What you have to do - Reproduce the span that opens at the line containing "Recreate this image" and closes at the line containing "observado = [25.0, 28.05, 31.0, 36.0]", both lines included, without alteration and without any other line.
=== The data ===
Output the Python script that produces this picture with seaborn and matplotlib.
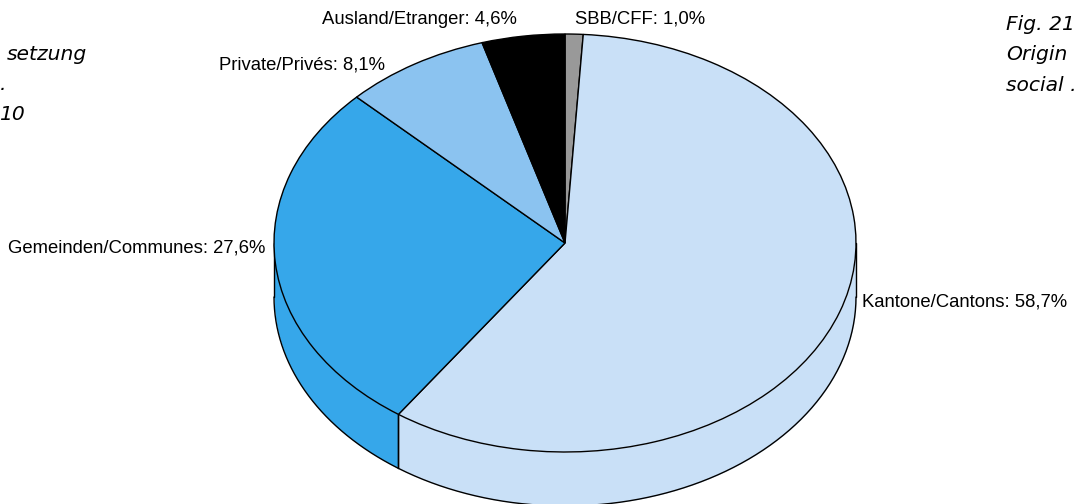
===
=== The data ===
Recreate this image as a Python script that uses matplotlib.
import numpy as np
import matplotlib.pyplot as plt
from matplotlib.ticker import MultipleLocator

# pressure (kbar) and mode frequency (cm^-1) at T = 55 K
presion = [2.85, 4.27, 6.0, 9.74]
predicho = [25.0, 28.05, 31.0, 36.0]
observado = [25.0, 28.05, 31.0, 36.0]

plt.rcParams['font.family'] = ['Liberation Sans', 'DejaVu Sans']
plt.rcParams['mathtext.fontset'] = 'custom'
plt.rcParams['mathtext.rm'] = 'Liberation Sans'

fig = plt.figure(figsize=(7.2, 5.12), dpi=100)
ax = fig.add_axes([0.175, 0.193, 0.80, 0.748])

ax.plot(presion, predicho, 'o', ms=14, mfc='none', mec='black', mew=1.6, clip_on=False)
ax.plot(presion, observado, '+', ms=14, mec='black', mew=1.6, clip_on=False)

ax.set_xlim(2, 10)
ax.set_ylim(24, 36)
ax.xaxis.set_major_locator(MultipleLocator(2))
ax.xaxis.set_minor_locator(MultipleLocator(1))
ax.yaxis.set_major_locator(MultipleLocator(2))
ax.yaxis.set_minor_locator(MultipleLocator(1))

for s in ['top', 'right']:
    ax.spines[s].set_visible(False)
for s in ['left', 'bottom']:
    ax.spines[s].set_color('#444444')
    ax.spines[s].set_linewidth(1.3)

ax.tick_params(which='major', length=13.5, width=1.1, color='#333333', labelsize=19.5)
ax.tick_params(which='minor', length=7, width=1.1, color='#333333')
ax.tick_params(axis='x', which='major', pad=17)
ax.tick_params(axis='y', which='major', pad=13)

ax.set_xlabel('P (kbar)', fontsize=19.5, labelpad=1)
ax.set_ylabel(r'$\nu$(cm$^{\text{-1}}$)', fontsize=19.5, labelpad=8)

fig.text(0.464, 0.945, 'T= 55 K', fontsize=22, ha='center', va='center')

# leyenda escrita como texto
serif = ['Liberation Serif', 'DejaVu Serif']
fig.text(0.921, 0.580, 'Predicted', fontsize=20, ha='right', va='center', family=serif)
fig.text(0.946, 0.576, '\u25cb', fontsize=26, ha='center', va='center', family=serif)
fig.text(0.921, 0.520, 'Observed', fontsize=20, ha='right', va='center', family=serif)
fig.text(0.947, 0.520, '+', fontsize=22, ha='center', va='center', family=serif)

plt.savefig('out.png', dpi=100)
===
Full answer -
Recreate this image as a Python script that uses matplotlib.
import numpy as np
import matplotlib.pyplot as plt
from matplotlib.ticker import MultipleLocator

# pressure (kbar) and mode frequency (cm^-1) at T = 55 K
presion = [2.85, 4.27, 6.0, 9.74]
predicho = [25.0, 28.05, 31.0, 36.0]
observado = [25.0, 28.05, 31.0, 36.0]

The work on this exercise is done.